Who is protecting and preserving our temperate forests?
Forests are rich in natural resources and need to be protected from over development. In recent years organizations such as World Wildlife Federation have worked with government, timber and paper companies, retailers, and consumers to prevent the destruction of these forests and to create programs for monitoring sustainable use. This has included such efforts as creating the Global Forest & Trade Network which is now a global effort with 275 retailers, producers, community groups and other organizations from across the forest industry supply chain to safeguard the world’s forests and ecosystems that are dependent on them.
The Forest Stewardship Council was formed to certify well managed forests.

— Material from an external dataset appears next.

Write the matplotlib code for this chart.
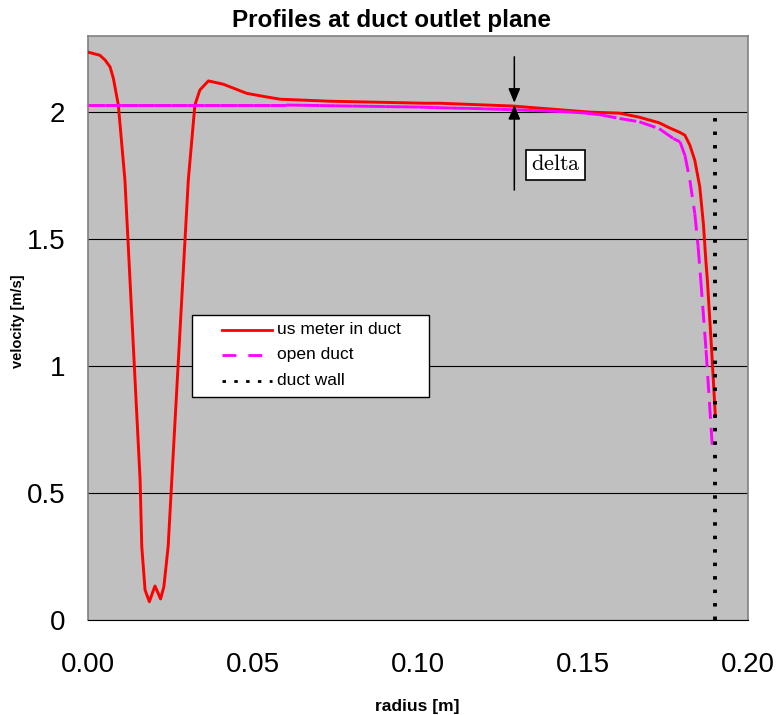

In the building industry the Leadership for Energy and Environmental Design (LEED) certification process encourages the use of FSC harvested wood products in their buildings.
In addition, ongoing efforts to conserve unique forests from development have been established successfully in Russia and Canada.
A big goal is to reach zero net deforestation by 2020, which is achievable by replanting and restoring forests at the same rate that they are harvested.
How can we protect the temperate forest?
You can help protect and restore the temperate forest by purchasing paper and wood products that are FSC certified for your home and business. These are products that have come from sustainably managed forests, where trees are replanted and not clear cut. You can also consume less paper by using both sides of paper, purchasing paper with recycled content, and switching from paper napkins to cloth. Recycle paper products whenever possible including paper, newspapers, and packaging, so that less trees need to be cut down. Another way to preserve our forests is to cut down on driving by combining trips, carpooling, using public transportation, walking and riding a bike because car emissions are a contributor to acid rain which is damaging to our forests. And you can donate money and time to organizations that protect and restore forests.